It’s been a little more than a year since California legalized marijuana — the largest such experiment in the United States — but law enforcement officials say the unlicensed, illegal market is still thriving and in some areas has even expanded.
“There’s a lot of money to be made in the black market,” said Mendocino County Sheriff Thomas Allman, whose deputies seized cannabis oil worth more than $5 million in early April.
Legalization, Allman said, “certainly didn’t put cops out of work.”
California Gov. Gavin Newsom has declared that illegal grows in Northern California “are getting worse, not better” and two months ago redeployed a contingent of National Guard troops stationed on the border with Mexico to go after illegal cannabis farms instead.

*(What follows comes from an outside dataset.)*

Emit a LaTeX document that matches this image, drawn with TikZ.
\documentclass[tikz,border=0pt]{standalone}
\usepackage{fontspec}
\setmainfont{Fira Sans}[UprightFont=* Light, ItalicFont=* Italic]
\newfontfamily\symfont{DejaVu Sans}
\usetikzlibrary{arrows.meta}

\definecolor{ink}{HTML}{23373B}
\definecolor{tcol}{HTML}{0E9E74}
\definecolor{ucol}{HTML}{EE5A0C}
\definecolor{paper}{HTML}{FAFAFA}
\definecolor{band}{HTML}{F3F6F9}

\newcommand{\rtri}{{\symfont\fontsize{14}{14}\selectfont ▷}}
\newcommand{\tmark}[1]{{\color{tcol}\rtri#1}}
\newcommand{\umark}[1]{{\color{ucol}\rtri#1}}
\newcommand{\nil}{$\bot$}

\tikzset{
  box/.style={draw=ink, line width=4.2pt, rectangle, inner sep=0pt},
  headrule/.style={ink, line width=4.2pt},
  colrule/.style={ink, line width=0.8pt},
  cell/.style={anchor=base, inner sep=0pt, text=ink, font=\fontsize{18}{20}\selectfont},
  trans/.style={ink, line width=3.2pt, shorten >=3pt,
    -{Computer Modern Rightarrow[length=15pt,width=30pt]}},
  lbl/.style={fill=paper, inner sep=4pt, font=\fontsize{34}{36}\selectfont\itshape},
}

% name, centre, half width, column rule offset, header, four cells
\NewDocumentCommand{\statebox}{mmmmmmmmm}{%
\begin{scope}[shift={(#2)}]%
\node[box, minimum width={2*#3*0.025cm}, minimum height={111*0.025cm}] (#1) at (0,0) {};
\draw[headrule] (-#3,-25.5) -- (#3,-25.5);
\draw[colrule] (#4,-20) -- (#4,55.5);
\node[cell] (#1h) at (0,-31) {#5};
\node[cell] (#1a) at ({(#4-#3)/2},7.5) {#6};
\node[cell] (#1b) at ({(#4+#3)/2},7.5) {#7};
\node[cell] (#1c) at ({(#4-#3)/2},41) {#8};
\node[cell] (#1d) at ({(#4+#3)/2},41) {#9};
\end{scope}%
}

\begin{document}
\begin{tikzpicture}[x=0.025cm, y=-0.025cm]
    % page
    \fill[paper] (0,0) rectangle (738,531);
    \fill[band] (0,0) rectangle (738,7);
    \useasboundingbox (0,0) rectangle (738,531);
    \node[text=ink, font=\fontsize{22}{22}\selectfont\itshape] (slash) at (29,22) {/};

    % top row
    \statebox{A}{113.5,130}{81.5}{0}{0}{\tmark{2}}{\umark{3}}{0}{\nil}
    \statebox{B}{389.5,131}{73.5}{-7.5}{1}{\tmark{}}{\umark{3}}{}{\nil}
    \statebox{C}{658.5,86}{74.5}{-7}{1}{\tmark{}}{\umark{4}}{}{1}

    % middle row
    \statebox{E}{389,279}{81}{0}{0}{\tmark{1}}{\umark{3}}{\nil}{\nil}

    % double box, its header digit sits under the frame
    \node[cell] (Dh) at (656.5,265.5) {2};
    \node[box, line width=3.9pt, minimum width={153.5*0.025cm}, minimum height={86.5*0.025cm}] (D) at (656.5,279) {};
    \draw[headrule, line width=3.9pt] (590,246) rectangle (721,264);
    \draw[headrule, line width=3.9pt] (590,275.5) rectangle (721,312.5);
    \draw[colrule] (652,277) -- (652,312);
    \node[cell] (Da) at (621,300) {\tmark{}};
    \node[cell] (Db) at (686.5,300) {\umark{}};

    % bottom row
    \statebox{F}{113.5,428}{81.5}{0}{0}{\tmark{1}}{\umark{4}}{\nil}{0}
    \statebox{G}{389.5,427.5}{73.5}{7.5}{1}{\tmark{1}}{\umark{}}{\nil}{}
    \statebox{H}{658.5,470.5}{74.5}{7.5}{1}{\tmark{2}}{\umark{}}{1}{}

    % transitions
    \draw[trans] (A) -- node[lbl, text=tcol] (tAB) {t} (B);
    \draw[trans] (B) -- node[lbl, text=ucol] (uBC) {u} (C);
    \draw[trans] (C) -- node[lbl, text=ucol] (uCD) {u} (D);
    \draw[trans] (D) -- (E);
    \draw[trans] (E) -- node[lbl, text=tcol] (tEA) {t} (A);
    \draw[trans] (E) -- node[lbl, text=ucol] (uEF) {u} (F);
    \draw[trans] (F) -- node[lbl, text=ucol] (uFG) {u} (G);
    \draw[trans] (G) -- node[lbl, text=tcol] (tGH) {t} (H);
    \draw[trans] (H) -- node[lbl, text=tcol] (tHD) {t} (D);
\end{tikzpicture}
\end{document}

Conscious of the consequences that the war on drugs had on black and Latino communities, cities like Los Angeles say they are wary of using criminal enforcement measures to police the illegal market and are unsure how to navigate this uncharted era.

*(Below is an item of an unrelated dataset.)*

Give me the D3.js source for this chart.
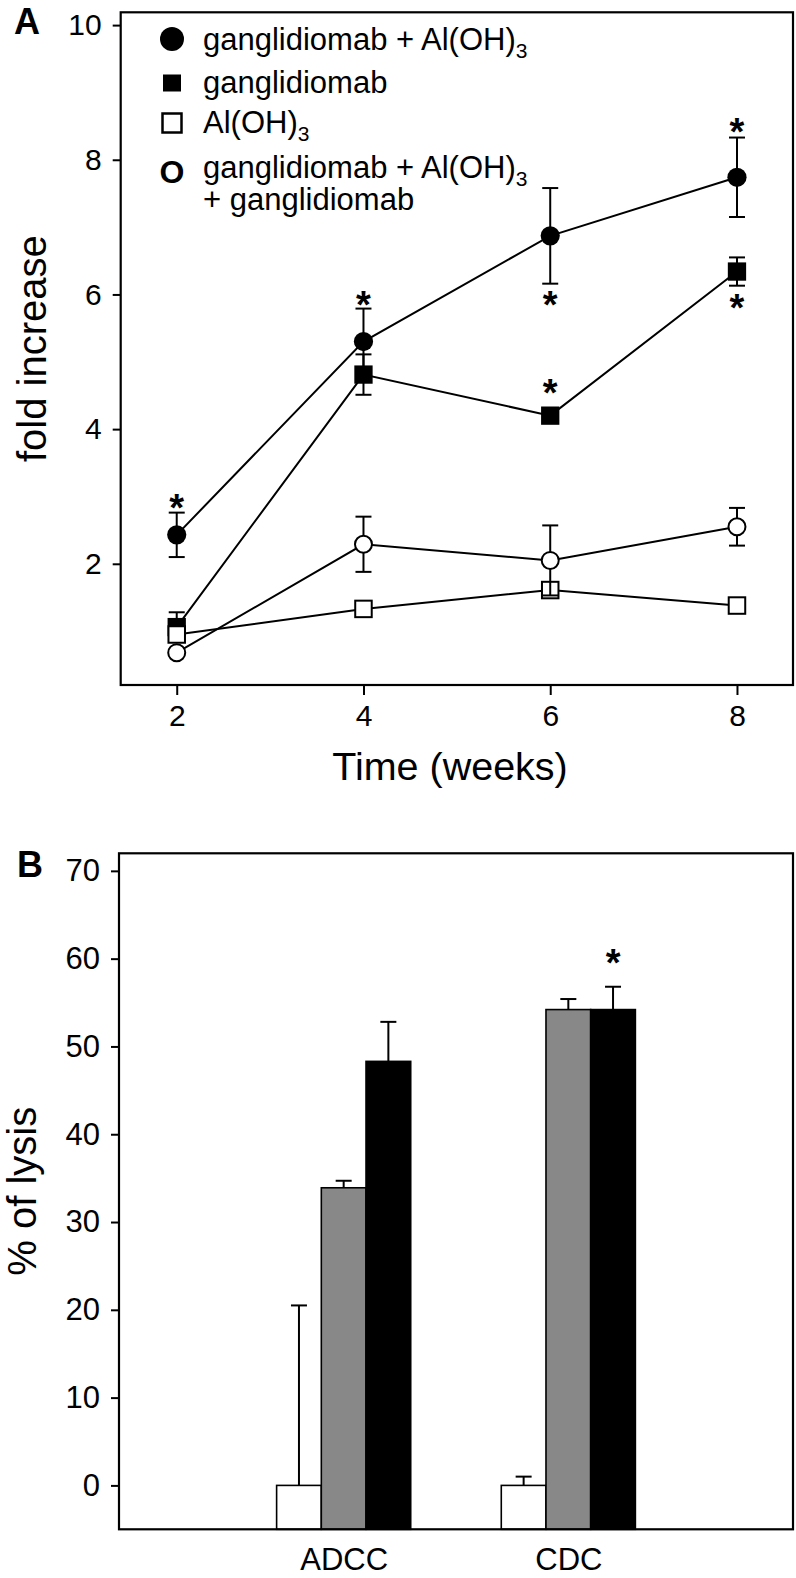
<!DOCTYPE html>
<html><head><meta charset="utf-8">
<script src="https://cdn.jsdelivr.net/npm/d3@7"></script>
<style>body{margin:0;background:#fff} svg{display:block} text{font-family:"Liberation Sans",Arial,Helvetica,sans-serif}</style>
</head><body><svg id="c" width="796" height="1578"></svg>
<script>
// ---------- Panel A data ----------
const weeks = [2, 4, 6, 8];
const xTicksA = [2, 4, 6, 8];
const yTicksA = [2, 4, 6, 8, 10];
const gAlMean = [2.43, 5.30, 6.87, 7.74];   // ganglidiomab + Al(OH)3
const gAlErr  = [0.33, 0.49, 0.71, 0.59];
const gMean   = [1.06, 4.81, 4.20, 6.34];   // ganglidiomab
const gErr    = [0.22, 0.30, 0.00, 0.21];
const alMean  = [0.95, 1.33, 1.61, 1.38];   // Al(OH)3
const alErr   = [0, 0, 0, 0];
const gAlgMean = [0.68, 2.29, 2.05, 2.55];  // ganglidiomab + Al(OH)3 + ganglidiomab
const gAlgErr  = [0, 0.41, 0.52, 0.28];
const starsAWeeks  = [2, 4, 6, 6, 8, 8];
const starsAValues = [2.95, 5.97, 5.96, 4.66, 8.53, 5.92];
const legendLabels = ["ganglidiomab + Al(OH)", "ganglidiomab", "Al(OH)", "ganglidiomab + Al(OH)"];
const legendSub = ["3", "", "3", "3"];
const legendLine2 = ["", "", "", "+ ganglidiomab"];

// ---------- Panel B data ----------
const assays = ["ADCC", "CDC"];
const groupColors = ["#ffffff", "#888888", "#000000"];
const adccMean = [0, 33.9, 48.3];
const adccErr  = [20.5, 0.8, 4.5];
const cdcMean  = [0, 54.2, 54.2];
const cdcErr   = [1.0, 1.2, 2.6];
const yTicksB = [0, 10, 20, 30, 40, 50, 60, 70];
const starsBAssay = ["CDC"];
const starsBGroup = [2];
const starsBValues = [60.5];

const FONT = '"Liberation Sans", Arial, Helvetica, sans-serif';
const svg = d3.select("#c");

function styleAxis(g, fs) {
  g.attr("font-size", fs).attr("font-family", FONT);
  g.select(".domain").remove();
  g.selectAll(".tick line").attr("stroke", "#000").attr("stroke-width", 2);
  g.selectAll(".tick text").attr("fill", "#000");
}
function star(g, x, y) {
  const fs = 38;
  g.append("text").attr("x", x).attr("y", y + 0.56 * fs)
    .attr("text-anchor", "middle").attr("font-size", fs).attr("font-weight", "bold").text("*");
}

// ================= Panel A =================
const A = {x0: 120.7, x1: 793, y0: 12.3, y1: 685};
const xA = d3.scaleLinear().domain([1.4, 8.6]).range([A.x0, A.x1]);
const yA = d3.scaleLinear().domain([0.2, 10.19]).range([A.y1, A.y0]);
const gA = svg.append("g");

gA.append("g").attr("transform", `translate(${A.x0},0)`)
  .call(d3.axisLeft(yA).tickValues(yTicksA).tickSize(8).tickPadding(11))
  .call(g => styleAxis(g, 30));
gA.append("g").attr("transform", `translate(0,${A.y1})`)
  .call(d3.axisBottom(xA).tickValues(xTicksA).tickSize(10).tickPadding(10))
  .call(g => styleAxis(g, 30));
gA.append("rect").attr("x", A.x0).attr("y", A.y0)
  .attr("width", A.x1 - A.x0).attr("height", A.y1 - A.y0)
  .attr("fill", "none").attr("stroke", "#000").attr("stroke-width", 2.2);

const seriesA = [
  {mean: gMean, err: gErr, shape: "square", fill: "#000"},
  {mean: alMean, err: alErr, shape: "square", fill: "#fff"},
  {mean: gAlgMean, err: gAlgErr, shape: "circle", fill: "#fff"},
  {mean: gAlMean, err: gAlErr, shape: "circle", fill: "#000"}
];
const lineA = d3.line().x((d, i) => xA(weeks[i])).y(d => yA(d));
seriesA.forEach(s => {
  gA.append("path").attr("d", lineA(s.mean)).attr("fill", "none")
    .attr("stroke", "#000").attr("stroke-width", 2);
});
seriesA.forEach(s => {
  const eg = gA.append("g").attr("stroke", "#000").attr("stroke-width", 2);
  s.mean.forEach((m, i) => {
    const e = s.err[i];
    if (e <= 0) return;
    const x = xA(weeks[i]);
    eg.append("line").attr("x1", x).attr("x2", x).attr("y1", yA(m - e)).attr("y2", yA(m + e));
    eg.append("line").attr("x1", x - 8).attr("x2", x + 8).attr("y1", yA(m - e)).attr("y2", yA(m - e));
    eg.append("line").attr("x1", x - 8).attr("x2", x + 8).attr("y1", yA(m + e)).attr("y2", yA(m + e));
  });
  const mg = gA.append("g");
  s.mean.forEach((m, i) => {
    const x = xA(weeks[i]), y = yA(m);
    const open = s.fill === "#fff";
    if (s.shape === "circle") {
      mg.append("circle").attr("cx", x).attr("cy", y).attr("r", open ? 8.5 : 9.6)
        .attr("fill", s.fill).attr("stroke", "#000").attr("stroke-width", open ? 2 : 0);
    } else {
      const sz = open ? 16.5 : 18.3;
      mg.append("rect").attr("x", x - sz / 2).attr("y", y - sz / 2).attr("width", sz).attr("height", sz)
        .attr("fill", s.fill).attr("stroke", "#000").attr("stroke-width", open ? 2 : 0);
    }
  });
});
starsAWeeks.forEach((w, i) => star(gA, xA(w), yA(starsAValues[i])));

// legend
const lg = gA.append("g");
const legY = [50, 93, 133, 178];
lg.append("circle").attr("cx", 172).attr("cy", 39).attr("r", 12).attr("fill", "#000");
lg.append("rect").attr("x", 172 - 9).attr("y", 83 - 8.5).attr("width", 18).attr("height", 17).attr("fill", "#000");
lg.append("rect").attr("x", 172 - 9.5).attr("y", 123 - 9.5).attr("width", 19).attr("height", 19)
  .attr("fill", "#fff").attr("stroke", "#000").attr("stroke-width", 2.5);
lg.append("text").attr("x", 172).attr("y", 183).attr("text-anchor", "middle")
  .attr("font-size", 32).attr("font-weight", "bold").text("O");
legendLabels.forEach((t, i) => {
  const tx = lg.append("text").attr("x", 203).attr("y", legY[i]).attr("font-size", 31);
  tx.append("tspan").text(t);
  if (legendSub[i]) tx.append("tspan").attr("font-size", 21).attr("dy", 8).text(legendSub[i]);
  if (legendLine2[i]) lg.append("text").attr("x", 203).attr("y", legY[i] + 32).attr("font-size", 31).text(legendLine2[i]);
});

gA.append("text").attr("x", 14).attr("y", 34).attr("font-size", 36).attr("font-weight", "bold").text("A");
gA.append("text").attr("transform", `translate(46,${(A.y0 + A.y1) / 2}) rotate(-90)`)
  .attr("text-anchor", "middle").attr("font-size", 40).text("fold increase");
gA.append("text").attr("x", 450).attr("y", 780).attr("text-anchor", "middle")
  .attr("font-size", 39.5).text("Time (weeks)");

// ================= Panel B =================
const B = {x0: 119, x1: 793, y0: 853.3, y1: 1529.3};
const xB = d3.scalePoint().domain(assays).range([B.x0, B.x1]).padding(1);
const yB = d3.scaleLinear().domain([-5, 72]).range([B.y1, B.y0]);
const bw = 44.7;
const gB = svg.append("g");

gB.append("g").attr("transform", `translate(${B.x0},0)`)
  .call(d3.axisLeft(yB).tickValues(yTicksB).tickSize(8).tickPadding(11))
  .call(g => styleAxis(g, 31));
gB.append("g").attr("transform", `translate(0,${B.y1})`)
  .call(d3.axisBottom(xB).tickSize(0).tickPadding(19))
  .call(g => styleAxis(g, 31));

const barData = [adccMean, cdcMean];
const errData = [adccErr, cdcErr];
assays.forEach((a, ai) => {
  barData[ai].forEach((v, gi) => {
    const x = xB(a) + (gi - 1.5) * bw;
    gB.append("rect").attr("x", x).attr("y", yB(v)).attr("width", bw)
      .attr("height", yB(-5) - yB(v)).attr("fill", groupColors[gi])
      .attr("stroke", "#000").attr("stroke-width", 1.6);
  });
  barData[ai].forEach((v, gi) => {
    const e = errData[ai][gi];
    const cx = xB(a) + (gi - 1) * bw;
    gB.append("line").attr("x1", cx).attr("x2", cx).attr("y1", yB(v)).attr("y2", yB(v + e))
      .attr("stroke", "#000").attr("stroke-width", 2);
    gB.append("line").attr("x1", cx - 8).attr("x2", cx + 8).attr("y1", yB(v + e)).attr("y2", yB(v + e))
      .attr("stroke", "#000").attr("stroke-width", 2);
  });
});
starsBAssay.forEach((a, i) => star(gB, xB(a) + (starsBGroup[i] - 1) * bw, yB(starsBValues[i])));

gB.append("rect").attr("x", B.x0).attr("y", B.y0)
  .attr("width", B.x1 - B.x0).attr("height", B.y1 - B.y0)
  .attr("fill", "none").attr("stroke", "#000").attr("stroke-width", 2.2);
gB.append("text").attr("x", 17).attr("y", 877).attr("font-size", 36).attr("font-weight", "bold").text("B");
gB.append("text").attr("transform", `translate(36,${(B.y0 + B.y1) / 2}) rotate(-90)`)
  .attr("text-anchor", "middle").attr("font-size", 40).text("% of lysis");
</script></body></html>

California gives cities wide latitude to regulate cannabis, resulting in a confusing patchwork of regulations. Los Angeles, San Francisco, San Jose and San Diego have laws allowing cannabis businesses, but most smaller cities and towns in the state do not — 80% of California’s nearly 500 municipalities do not allow retail marijuana businesses.
But the more fundamental reason for the strength of the black market in California — and what sets the state apart from others — is the huge surplus of pot. Since medical marijuana was made legal in California more than two decades ago, the cannabis industry flourished with minimal oversight. Now many cannabis businesses are reluctant to go through the cumbersome and costly process to obtain the licenses that became mandatory last year.
Of the roughly 14 million pounds of marijuana grown in California annually, only a fraction — less than 20% — is consumed in California. The rest seeps out across the country illicitly, through trafficking routes that have existed for decades.